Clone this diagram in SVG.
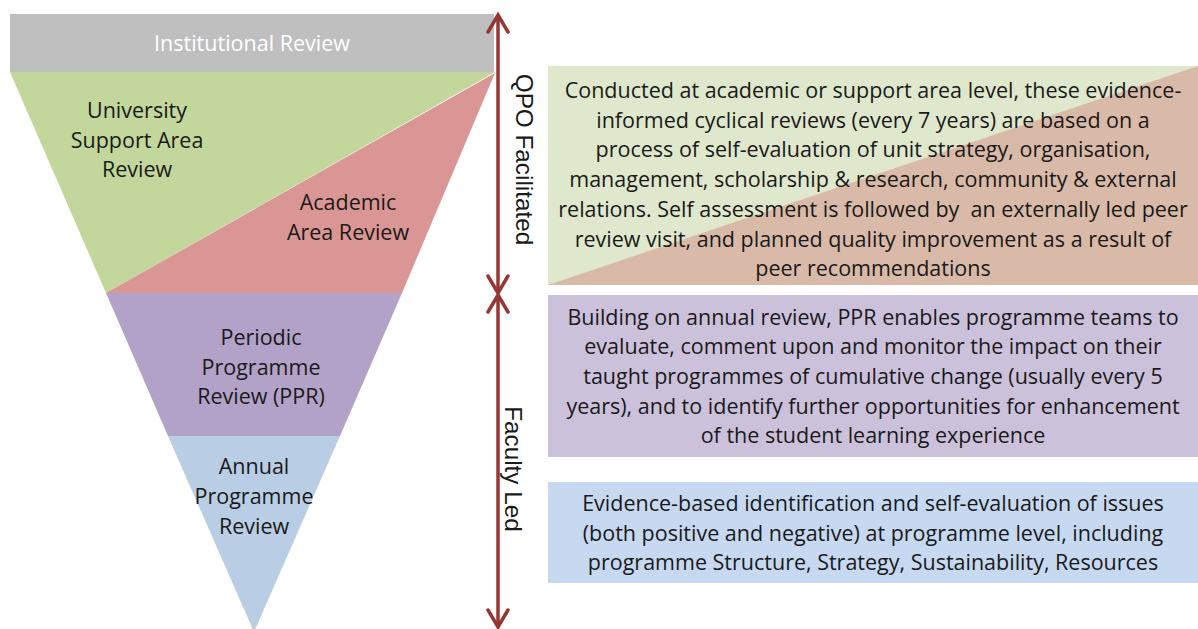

--

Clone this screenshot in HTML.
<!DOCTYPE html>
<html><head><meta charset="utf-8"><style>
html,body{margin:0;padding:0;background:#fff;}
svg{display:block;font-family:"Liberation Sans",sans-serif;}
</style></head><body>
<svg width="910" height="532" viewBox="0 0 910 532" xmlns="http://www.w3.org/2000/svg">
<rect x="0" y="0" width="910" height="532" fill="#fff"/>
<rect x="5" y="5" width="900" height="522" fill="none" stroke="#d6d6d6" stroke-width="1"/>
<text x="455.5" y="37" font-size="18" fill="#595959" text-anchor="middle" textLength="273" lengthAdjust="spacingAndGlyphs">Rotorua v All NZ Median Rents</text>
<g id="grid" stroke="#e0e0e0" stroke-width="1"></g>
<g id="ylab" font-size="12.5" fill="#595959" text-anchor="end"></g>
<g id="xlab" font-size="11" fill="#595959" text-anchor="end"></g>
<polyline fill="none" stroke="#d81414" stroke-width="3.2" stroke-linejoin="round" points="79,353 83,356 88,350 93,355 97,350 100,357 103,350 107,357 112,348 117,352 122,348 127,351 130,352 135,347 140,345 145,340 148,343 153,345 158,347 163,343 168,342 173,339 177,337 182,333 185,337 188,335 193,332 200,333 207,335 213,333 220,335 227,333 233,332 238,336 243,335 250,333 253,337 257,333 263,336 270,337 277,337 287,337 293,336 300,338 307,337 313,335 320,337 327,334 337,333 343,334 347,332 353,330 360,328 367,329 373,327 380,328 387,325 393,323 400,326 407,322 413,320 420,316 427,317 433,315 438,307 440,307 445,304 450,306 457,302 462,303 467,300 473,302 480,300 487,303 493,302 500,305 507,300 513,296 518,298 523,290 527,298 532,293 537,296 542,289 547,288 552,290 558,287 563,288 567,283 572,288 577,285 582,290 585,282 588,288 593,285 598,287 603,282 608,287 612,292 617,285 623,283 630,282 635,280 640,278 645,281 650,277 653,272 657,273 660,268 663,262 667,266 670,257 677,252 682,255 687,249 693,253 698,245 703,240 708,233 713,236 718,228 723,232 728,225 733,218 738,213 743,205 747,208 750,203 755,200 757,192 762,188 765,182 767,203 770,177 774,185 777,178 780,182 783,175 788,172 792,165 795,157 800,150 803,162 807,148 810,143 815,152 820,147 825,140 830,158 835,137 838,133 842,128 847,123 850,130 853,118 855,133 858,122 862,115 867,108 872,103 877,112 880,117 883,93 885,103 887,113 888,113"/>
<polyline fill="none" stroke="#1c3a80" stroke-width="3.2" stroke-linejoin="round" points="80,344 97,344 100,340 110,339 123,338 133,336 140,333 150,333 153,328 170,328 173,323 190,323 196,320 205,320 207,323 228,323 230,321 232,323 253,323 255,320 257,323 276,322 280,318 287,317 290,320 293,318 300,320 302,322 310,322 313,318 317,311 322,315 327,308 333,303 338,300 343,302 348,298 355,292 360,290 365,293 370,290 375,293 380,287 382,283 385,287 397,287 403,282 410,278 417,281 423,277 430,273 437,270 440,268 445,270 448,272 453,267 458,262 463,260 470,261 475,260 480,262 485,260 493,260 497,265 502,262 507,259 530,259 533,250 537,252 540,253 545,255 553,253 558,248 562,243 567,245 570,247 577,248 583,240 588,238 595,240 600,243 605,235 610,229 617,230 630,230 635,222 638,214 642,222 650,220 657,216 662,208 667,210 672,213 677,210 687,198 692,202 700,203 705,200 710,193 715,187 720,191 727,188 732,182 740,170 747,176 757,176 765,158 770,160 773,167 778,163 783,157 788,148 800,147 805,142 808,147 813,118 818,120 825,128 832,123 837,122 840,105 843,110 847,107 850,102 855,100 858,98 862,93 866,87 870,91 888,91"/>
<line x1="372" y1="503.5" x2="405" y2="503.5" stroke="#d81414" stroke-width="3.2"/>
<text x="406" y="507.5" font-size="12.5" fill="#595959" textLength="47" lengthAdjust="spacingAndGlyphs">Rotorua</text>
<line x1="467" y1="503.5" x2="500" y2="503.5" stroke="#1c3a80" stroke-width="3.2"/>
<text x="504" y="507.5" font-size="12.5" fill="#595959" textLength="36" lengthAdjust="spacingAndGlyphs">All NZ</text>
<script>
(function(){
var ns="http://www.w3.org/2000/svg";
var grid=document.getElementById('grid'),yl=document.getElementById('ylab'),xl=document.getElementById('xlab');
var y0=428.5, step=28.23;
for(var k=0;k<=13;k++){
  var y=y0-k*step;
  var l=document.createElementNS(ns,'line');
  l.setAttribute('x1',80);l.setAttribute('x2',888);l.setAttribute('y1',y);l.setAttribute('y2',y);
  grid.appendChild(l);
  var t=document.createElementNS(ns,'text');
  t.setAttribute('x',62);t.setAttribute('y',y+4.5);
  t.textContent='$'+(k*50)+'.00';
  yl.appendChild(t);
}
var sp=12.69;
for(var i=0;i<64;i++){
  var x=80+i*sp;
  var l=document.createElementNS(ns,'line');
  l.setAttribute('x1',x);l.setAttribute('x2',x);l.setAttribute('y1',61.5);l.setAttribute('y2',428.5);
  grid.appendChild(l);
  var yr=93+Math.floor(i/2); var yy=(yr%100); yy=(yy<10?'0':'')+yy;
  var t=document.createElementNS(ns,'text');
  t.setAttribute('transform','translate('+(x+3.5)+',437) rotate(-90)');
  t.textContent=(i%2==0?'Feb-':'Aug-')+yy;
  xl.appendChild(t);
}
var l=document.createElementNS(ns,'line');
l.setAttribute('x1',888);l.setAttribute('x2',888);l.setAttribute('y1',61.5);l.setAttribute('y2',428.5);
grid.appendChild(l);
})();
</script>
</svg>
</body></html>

--

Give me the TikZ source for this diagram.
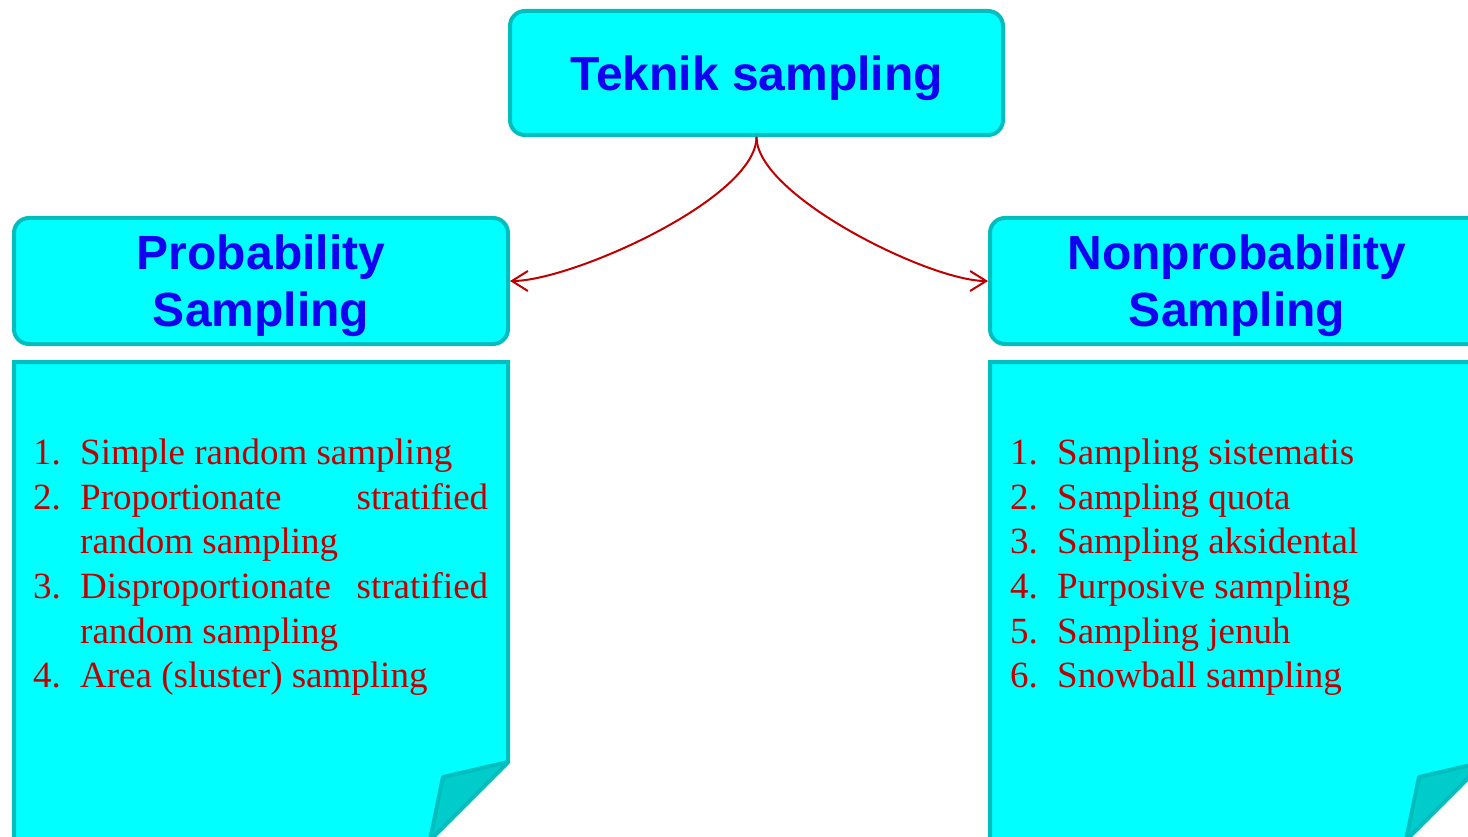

Set problem — Going through the data, tally the lines containing "diagram" and report only the result.

Solution to this task — 2